No disposition of property effected by the Indentures is made for an improper purpose or wilfully to defeat an obligation owed to a creditor and at an undervalue.

 

9.

The General Partner and the Partnership were each on the date of execution of the Indentures able to pay its debts as they became due from its own moneys, and any disposition or settlement of property effected by the Indentures is made in good faith and for valuable consideration and at the time of each disposition of property by the General Partner and the Partnership pursuant to the Indentures the General Partner will be able to pay its debts and those of the Partnership as they become due from its own moneys or those of the Partnership, as the case may be.

 

10.

The originals of all documents examined in connection with this opinion are authentic. All copies are complete and conform to their originals.

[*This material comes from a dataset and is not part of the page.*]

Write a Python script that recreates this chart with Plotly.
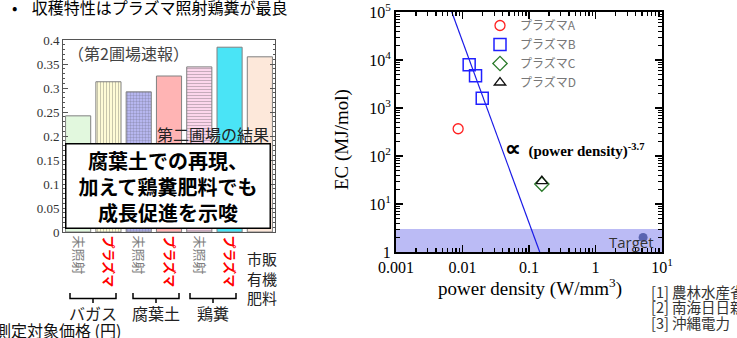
import numpy as np
import plotly.graph_objects as go

W, H = 737, 338
def px(x): return x / W
def py(y): return 1 - y / H

JP = "Noto Sans CJK JP"
SERIF = "Liberation Serif"

# ---------------- left chart data ----------------
bar_labels = ["未照射", "プラズマ", "未照射", "プラズマ", "未照射", "プラズマ", "市販有機肥料"]
bar_values = [0.242, 0.313, 0.292, 0.325, 0.344, 0.385, 0.365]
bar_colors = ["#e2f8de", "#fefbd6", "#b6b6ef", "#ffb4b4", "#fcd6ec", "#4ae4f6", "#fde8da"]
group_labels = ["バガス", "腐葉土", "鶏糞"]
y_ticks_left = [0, 0.05, 0.1, 0.15, 0.2, 0.25, 0.3, 0.35, 0.4]
y_ticktext_left = ["0", "0.05", "0.1", "0.15", "0.2", "0.25", "0.3", "0.35", "0.4"]

# ---------------- right chart data ----------------
pd_A = [0.0086]; ec_A = [370]
pd_B = [0.0126, 0.0157, 0.0198]; ec_B = [8000, 4700, 1600]
pd_C = [0.156]; ec_C = [26]
pd_D = [0.156]; ec_D = [30]
fit_pd = [0.0069, 0.145]; fit_ec = [1e5, 1]
target_pd = [5.2]; target_ec = [2.0]
target_band = [1, 3]
x_ticks_right = [0.001, 0.01, 0.1, 1, 10]
x_ticktext_right = ["0.001", "0.01", "0.1", "1", "10<sup>1</sup>"]
y_ticks_right = [1, 10, 100, 1000, 1e4, 1e5]
y_ticktext_right = ["1", "10<sup>1</sup>", "10<sup>2</sup>", "10<sup>3</sup>", "10<sup>4</sup>", "10<sup>5</sup>"]
y_range_right = [0, 5]
references = ["[1] 農林水産省", "[2] 南海日日新聞", "[3] 沖縄電力"]

fig = go.Figure()

# bars
xcat = list(range(len(bar_values)))
fig.add_trace(go.Bar(
    x=xcat, y=bar_values, xaxis="x", yaxis="y",
    marker=dict(color=bar_colors, line=dict(color="#808080", width=1),
                pattern=dict(shape=["", "|", "+", "", "-", "", ""],
                             fgcolor=["#fff", "#f2eec0", "#9c9ce6", "#fff", "#f6bfe2", "#fff", "#fff"],
                             size=3, solidity=0.2)),
    showlegend=False, hoverinfo="skip"))

def tick_html(lbl):
    if lbl == "プラズマ":
        return "<b><span style='color:#ff0000'>プラズマ</span></b>"
    if lbl == "未照射":
        return "<span style='color:#808080'>未照射</span>"
    return ""

fig.update_layout(
    xaxis=dict(domain=[px(63), px(275)], range=[-0.5, 6.5], anchor="y", automargin=False,
               tickmode="array", tickvals=xcat, ticktext=[tick_html(l) for l in bar_labels],
               tickangle=90, ticks="", showline=True, linecolor="#555", linewidth=1,
               mirror=True, showgrid=False, zeroline=False,
               tickfont=dict(family=JP, size=13)),
    yaxis=dict(domain=[py(232), py(40)], range=[0, 0.4], anchor="x", automargin=False,
               tickmode="array", tickvals=y_ticks_left, ticktext=y_ticktext_left,
               ticks="inside", ticklen=5, tickcolor="#555", showline=True, linecolor="#555",
               linewidth=1, mirror="allticks", showgrid=False, zeroline=False,
               minor=dict(dtick=0.01, ticks="inside", ticklen=2, tickcolor="#555", showgrid=False),
               tickfont=dict(family=SERIF, size=13, color="#333")),
    bargap=0.17,
)

# right chart traces
fig.add_trace(go.Scatter(x=fit_pd, y=fit_ec, mode="lines", xaxis="x2", yaxis="y2",
                         line=dict(color="#1a1ae6", width=1.2), showlegend=False, hoverinfo="skip"))
fig.add_trace(go.Scatter(x=pd_A, y=ec_A, mode="markers", xaxis="x2", yaxis="y2", name="プラズマA",
                         marker=dict(symbol="circle-open", color="#ff2020", size=10, line=dict(width=1.3))))
fig.add_trace(go.Scatter(x=pd_B, y=ec_B, mode="markers", xaxis="x2", yaxis="y2", name="プラズマB",
                         marker=dict(symbol="square-open", color="#2020ff", size=12, line=dict(width=1.5))))
fig.add_trace(go.Scatter(x=pd_C, y=ec_C, mode="markers", xaxis="x2", yaxis="y2", name="プラズマC",
                         marker=dict(symbol="diamond-open", color="#2a7a2a", size=11, line=dict(width=1.3))))
fig.add_trace(go.Scatter(x=pd_D, y=ec_D, mode="markers", xaxis="x2", yaxis="y2", name="プラズマD",
                         marker=dict(symbol="triangle-up-open", color="#111", size=10, line=dict(width=1.3))))
fig.add_trace(go.Scatter(x=target_pd, y=target_ec, mode="markers", xaxis="x2", yaxis="y2",
                         marker=dict(symbol="circle", color="#5a64b0", size=9), showlegend=False,
                         hoverinfo="skip"))

minor_x = [m * 10.0 ** e for e in range(-3, 1) for m in range(2, 10)]
minor_y = [m * 10.0 ** e for e in range(0, 5) for m in range(2, 10)]

fig.update_layout(
    xaxis2=dict(type="log", domain=[px(396), px(662)], range=[-3, 1], anchor="y2", automargin=False,
                tickmode="array", tickvals=x_ticks_right, ticktext=x_ticktext_right,
                ticks="inside", ticklen=7, tickwidth=1.2, tickcolor="#000",
                showline=True, linecolor="#000", linewidth=2, mirror="allticks",
                showgrid=False, zeroline=False,
                minor=dict(tickmode="array", tickvals=minor_x, ticks="inside", ticklen=4,
                           tickcolor="#000", showgrid=False),
                tickfont=dict(family=SERIF, size=16, color="#000")),
    yaxis2=dict(type="log", domain=[py(252), py(12)], range=y_range_right, anchor="x2", automargin=False,
                tickmode="array", tickvals=y_ticks_right, ticktext=y_ticktext_right,
                ticks="inside", ticklen=7, tickwidth=1.2, tickcolor="#000",
                showline=True, linecolor="#000", linewidth=2, mirror="allticks",
                showgrid=False, zeroline=False,
                minor=dict(tickmode="array", tickvals=minor_y, ticks="inside", ticklen=4,
                           tickcolor="#000", showgrid=False),
                tickfont=dict(family=SERIF, size=16, color="#000")),
    legend=dict(x=px(480), y=py(11), xanchor="left", yanchor="top",
                font=dict(family=JP, size=12, color="#777"), bgcolor="rgba(0,0,0,0)",
                itemwidth=30),
)

# target band (in y2 domain fractions derived from the log range)
span = y_range_right[1] - y_range_right[0]
fig.add_shape(type="rect", xref="x2 domain", yref="y2 domain", x0=0, x1=1,
              y0=(np.log10(target_band[0]) - y_range_right[0]) / span,
              y1=(np.log10(target_band[1]) - y_range_right[0]) / span,
              fillcolor="#bbbbf5", line=dict(width=0), layer="below")

# brackets
bracket_spans = [(70, 116), (133, 179), (190, 236)]
for (a, b) in bracket_spans:
    m = (a + b) / 2
    path = (f"M {px(a)},{py(293)} L {px(a)},{py(298.5)} L {px(b)},{py(298.5)} L {px(b)},{py(293)} "
            f"M {px(m)},{py(298.5)} L {px(m)},{py(303)}")
    fig.add_shape(type="path", xref="paper", yref="paper", path=path,
                  line=dict(color="#000", width=1.5))

ann = []
def A(text, x, y, size, family=JP, color="#000", xanchor="center", yanchor="middle", **kw):
    ann.append(dict(text=text, x=px(x), y=py(y), xref="paper", yref="paper", showarrow=False,
                    font=dict(family=family, size=size, color=color), xanchor=xanchor,
                    yanchor=yanchor, **kw))

A("•    収穫特性はプラズマ照射鶏糞が最良", 10, 7, 16, xanchor="left")
A("（第2圃場速報）", 66, 53, 16, color="#444", xanchor="left")
A("第二圃場の結果", 271, 134, 16, color="#222", xanchor="right")
ann.append(dict(text="<b>腐葉土での再現、<br>加えて鶏糞肥料でも<br>成長促進を示唆</b>",
                x=px(168), y=py(186), xref="paper", yref="paper", showarrow=False,
                font=dict(family=JP, size=20, color="#000"), bgcolor="#fff",
                bordercolor="#000", borderwidth=1.5, borderpad=0, width=203, height=83,
                align="center", xanchor="center", yanchor="middle"))
A("市販<br>有機<br>肥料", 262, 278, 15, color="#222")
for lbl, (a, b) in zip(group_labels, bracket_spans):
    A(lbl, (a + b) / 2, 313, 16, color="#222")
A("測定対象価格 (円)", -7, 330, 16, color="#111", xanchor="left")

# right chart annotations
A("EC (MJ/mol)", 342, 140, 19, family=SERIF, textangle=-90)
A("power density (W/mm<sup>3</sup>)", 530, 287, 19, family=SERIF)
A("<b><span style='font-size:22px'>∝</span>  (power density)<sup>-3.7</sup></b>", 503, 148, 15,
  family=SERIF, xanchor="left")
A("Target", 656, 242, 15, family="Open Sans", color="#333", xanchor="right")
for i, r in enumerate(references):
    A(r, 649, 291 + i * 15.5, 14.5, color="#333", xanchor="left")

fig.update_layout(annotations=ann, width=W, height=H, autosize=False,
                  margin=dict(l=0, r=0, t=0, b=0), paper_bgcolor="#fff", plot_bgcolor="#fff")

fig.write_html("out.html", config=dict(displayModeBar=False, staticPlot=True),
               post_script="document.body.style.margin='0';document.body.style.overflow='hidden';")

All documents examined in connection with this opinion conform in every material respect to the latest drafts of the same produced to us and, where provided in successive drafts, have been marked up to indicate all changes to such documents.

 

11.

The Indentures will either be executed as a single physical document (whether in counterpart or not) in full and final form or, where the Indentures are executed by or on behalf of any company, body corporate or corporate entity, the relevant signature page will be attached to the Indentures by, or on behalf of, the relevant person or otherwise with such person’s express or implied authority.

 

12.

The Memorandum and Articles are the memorandum and articles of association of the General Partner and are in force at the date hereof and the Partnership Agreement is the partnership agreement of the Partnership and is in force at the date hereof and each of the parties to the Partnership Agreement has duly executed and delivered the same.

 

13.

The General Partner Records are complete and accurate and all matters required by law and the Memorandum and Articles to be recorded therein are completely and accurately so recorded.

 

14.

The Partnership Records are complete and accurate and all matters required by law to be recorded therein are completely and accurately so recorded and the Partnership Records include complete copies of all matters required by law to be filed with the Registrar of Exempted Limited Partnerships.

 

15.

There are no records of the General Partner and the Partnership (other than the General Partner Records and the Partnership Records), agreements, documents or arrangements other than the documents expressly referred to herein as having been examined by us which materially affect, amend or vary the transactions envisaged in the Indentures or restrict the powers and authority of the directors of the General Partner in any way or which would affect any opinion given herein.

 

16.

The Resolutions have been duly executed (and where by a corporate entity such execution has been duly authorised if so required) by or on behalf of each director of the General Partner and the signatures and initials thereon are those of a person or persons in whose name the Resolutions have been expressed to be signed.

 

17.

The Resolutions remain in full force and effect and have not been revoked or varied.


WALKERS    Page 4

 

18.

No resolution voluntarily to wind up the General Partner has been adopted by the members of the General Partner and no event of a type which is specified in the Memorandum and Articles as giving rise to the winding-up of the General Partner (if any) has in fact occurred.

 

19.

None of the following shall have occurred:

 

  (a)

an event of a type specified in the Partnership Agreement as requiring the Partnership to be wound up and dissolved;

 

  (b)

the passing of a resolution of all the general partners of the Partnership and a two-thirds majority of partners, or as otherwise specified in the Partnership Agreement, requiring the Partnership to be wound up and dissolved;

 

  (c)

the filing with the Registrar of Exempted Limited Partnerships of a notice of dissolution with respect to the Partnership under section 36(2) of the Exempted Limited Partnership Act (as amended) of the Cayman Islands (the “Partnership Act”); or

 

  (d)

the service by the General Partner (or its legal representative) of a notice on all Limited Partners informing them of the commencement of liquidation or bankruptcy proceedings, or the withdrawal, removal or making of a winding up or dissolution order in relation to the last remaining general partner of the Partnership.

 

20.

No amounts paid to or for the account of any party under the Indentures or any property received or disposed of by any party to the Indentures in each case in connection with the performance of the Indentures or the consummation of the transactions contemplated thereby, represent or will represent proceeds of criminal conduct or criminal property as defined in the Proceeds of Crime Act (as amended) (the “POCA”) or terrorist property as defined in the POCA or the Terrorism Act (as amended) (the “Terrorism Act”), each of the Cayman Islands.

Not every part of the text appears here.